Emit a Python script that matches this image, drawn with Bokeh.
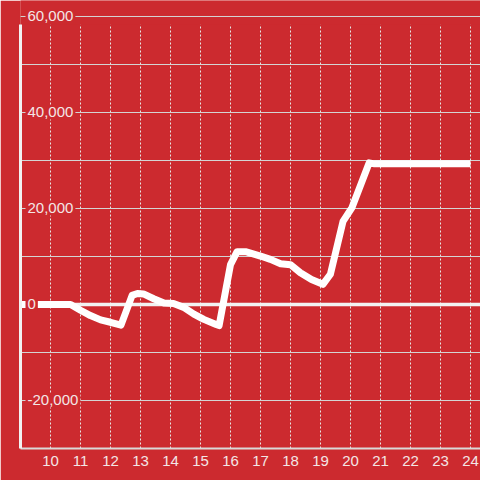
from bokeh.plotting import figure
from bokeh.models import (ColumnDataSource, FixedTicker, Span, Range1d,
                          BoxAnnotation, Label)
from bokeh.embed import file_html
from bokeh.resources import INLINE

# ---- data ----
hours = [8.9, 10.0, 10.67, 11.0, 11.33, 11.67, 12.0, 12.35, 12.72, 12.9, 13.1,
         13.44, 13.78, 14.1, 14.44, 14.78, 15.11, 15.5, 15.62, 16.0, 16.22,
         16.5, 16.67, 17.0, 17.33, 17.67, 18.0, 18.33, 18.7, 19.08, 19.33,
         19.75, 20.05, 20.62, 20.8, 22.0, 24.0]
values = [0, 0, 0, -1200, -2300, -3200, -3700, -4300, 1900, 2300, 2200,
          1200, 300, 200, -600, -2000, -3100, -4100, -4400, 8300, 11000,
          11000, 10700, 10100, 9400, 8500, 8300, 6600, 5200, 4200, 6300,
          17300, 20200, 29500, 29300, 29300, 29300]

x_ticks = list(range(10, 25))
y_grid_values = list(range(-30000, 60001, 10000))
y_label_values = [60000, 40000, 20000, 0, -20000]
y_label_texts = ["60,000", "40,000", "20,000", "0", "-20,000"]

RED = "#cc2a2f"
LABEL = "#f3e6e6"
FONT = "Liberation Sans"

# frame spans the whole top; 60,000 sits 16px below the top edge
p = figure(width=480, height=480, output_backend="svg", toolbar_location=None,
           x_range=Range1d(9.0, 24.3333), y_range=Range1d(-30000, 63333),
           min_border_left=20, min_border_right=0,
           min_border_top=0, min_border_bottom=32,
           background_fill_color=RED, border_fill_color=RED,
           outline_line_color=None)

# x axis
p.xaxis.ticker = FixedTicker(ticks=x_ticks)
p.xaxis.axis_line_color = "#d9d9d9"
p.xaxis.axis_line_width = 2
p.xaxis.major_tick_line_color = None
p.xaxis.minor_tick_line_color = None
p.xaxis.major_tick_out = 0
p.xaxis.major_label_standoff = 7
p.xaxis.major_label_text_font = FONT
p.xaxis.major_label_text_font_size = "15px"
p.xaxis.major_label_text_color = LABEL

# y axis: only its line
p.yaxis.bounds = (-30000, 58300)
p.yaxis.axis_line_color = "#f2f2f2"
p.yaxis.axis_line_width = 3
p.yaxis.major_tick_line_color = None
p.yaxis.minor_tick_line_color = None
p.yaxis.major_tick_out = 0
p.yaxis.major_label_text_font_size = "0px"
p.yaxis.major_label_text_alpha = 0

# grids
p.xgrid.grid_line_color = "#e6e6e6"
p.xgrid.grid_line_dash = "2 2"
p.xgrid.grid_line_width = 1
p.ygrid.ticker = FixedTicker(ticks=y_grid_values)
p.ygrid.grid_line_color = "#d4d4d4"
p.ygrid.grid_line_width = 1

# keep the dotted verticals off the top strip, redraw the top grid line
p.add_layout(BoxAnnotation(bottom=58300, fill_color=RED, fill_alpha=1.0,
                           line_color=None, level="underlay"))
p.add_layout(Span(location=y_grid_values[-1], dimension="width",
                  line_color="#d4d4d4", line_width=1, level="underlay"))
# zero line
p.add_layout(Span(location=0, dimension="width", line_color="#f2f2f2",
                  line_width=3.5, level="underlay"))

# data line
src = ColumnDataSource(dict(x=hours, y=values))
p.line("x", "y", source=src, line_color="white", line_width=7,
       line_join="round", line_cap="butt")

# y labels with background boxes
for v, t in zip(y_label_values, y_label_texts):
    p.add_layout(Label(x=5, y=v, x_units="screen", text=t,
                       text_align="left", text_baseline="middle",
                       text_font=FONT, text_font_size="15px",
                       text_color=LABEL, background_fill_color=RED,
                       padding=2))

open("out.html", "w").write(file_html(p, INLINE))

- Required work
All of the material above should be reproduced exactly, except the pictures.

- Expected answer
Emit a Python script that matches this image, drawn with Bokeh.
from bokeh.plotting import figure
from bokeh.models import (ColumnDataSource, FixedTicker, Span, Range1d,
                          BoxAnnotation, Label)
from bokeh.embed import file_html
from bokeh.resources import INLINE

# ---- data ----
hours = [8.9, 10.0, 10.67, 11.0, 11.33, 11.67, 12.0, 12.35, 12.72, 12.9, 13.1,
         13.44, 13.78, 14.1, 14.44, 14.78, 15.11, 15.5, 15.62, 16.0, 16.22,
         16.5, 16.67, 17.0, 17.33, 17.67, 18.0, 18.33, 18.7, 19.08, 19.33,
         19.75, 20.05, 20.62, 20.8, 22.0, 24.0]
values = [0, 0, 0, -1200, -2300, -3200, -3700, -4300, 1900, 2300, 2200,
          1200, 300, 200, -600, -2000, -3100, -4100, -4400, 8300, 11000,
          11000, 10700, 10100, 9400, 8500, 8300, 6600, 5200, 4200, 6300,
          17300, 20200, 29500, 29300, 29300, 29300]

x_ticks = list(range(10, 25))
y_grid_values = list(range(-30000, 60001, 10000))
y_label_values = [60000, 40000, 20000, 0, -20000]
y_label_texts = ["60,000", "40,000", "20,000", "0", "-20,000"]

RED = "#cc2a2f"
LABEL = "#f3e6e6"
FONT = "Liberation Sans"

# frame spans the whole top; 60,000 sits 16px below the top edge
p = figure(width=480, height=480, output_backend="svg", toolbar_location=None,
           x_range=Range1d(9.0, 24.3333), y_range=Range1d(-30000, 63333),
           min_border_left=20, min_border_right=0,
           min_border_top=0, min_border_bottom=32,
           background_fill_color=RED, border_fill_color=RED,
           outline_line_color=None)

# x axis
p.xaxis.ticker = FixedTicker(ticks=x_ticks)
p.xaxis.axis_line_color = "#d9d9d9"
p.xaxis.axis_line_width = 2
p.xaxis.major_tick_line_color = None
p.xaxis.minor_tick_line_color = None
p.xaxis.major_tick_out = 0
p.xaxis.major_label_standoff = 7
p.xaxis.major_label_text_font = FONT
p.xaxis.major_label_text_font_size = "15px"
p.xaxis.major_label_text_color = LABEL

# y axis: only its line
p.yaxis.bounds = (-30000, 58300)
p.yaxis.axis_line_color = "#f2f2f2"
p.yaxis.axis_line_width = 3
p.yaxis.major_tick_line_color = None
p.yaxis.minor_tick_line_color = None
p.yaxis.major_tick_out = 0
p.yaxis.major_label_text_font_size = "0px"
p.yaxis.major_label_text_alpha = 0

# grids
p.xgrid.grid_line_color = "#e6e6e6"
p.xgrid.grid_line_dash = "2 2"
p.xgrid.grid_line_width = 1
p.ygrid.ticker = FixedTicker(ticks=y_grid_values)
p.ygrid.grid_line_color = "#d4d4d4"
p.ygrid.grid_line_width = 1

# keep the dotted verticals off the top strip, redraw the top grid line
p.add_layout(BoxAnnotation(bottom=58300, fill_color=RED, fill_alpha=1.0,
                           line_color=None, level="underlay"))
p.add_layout(Span(location=y_grid_values[-1], dimension="width",
                  line_color="#d4d4d4", line_width=1, level="underlay"))
# zero line
p.add_layout(Span(location=0, dimension="width", line_color="#f2f2f2",
                  line_width=3.5, level="underlay"))

# data line
src = ColumnDataSource(dict(x=hours, y=values))
p.line("x", "y", source=src, line_color="white", line_width=7,
       line_join="round", line_cap="butt")

# y labels with background boxes
for v, t in zip(y_label_values, y_label_texts):
    p.add_layout(Label(x=5, y=v, x_units="screen", text=t,
                       text_align="left", text_baseline="middle",
                       text_font=FONT, text_font_size="15px",
                       text_color=LABEL, background_fill_color=RED,
                       padding=2))

open("out.html", "w").write(file_html(p, INLINE))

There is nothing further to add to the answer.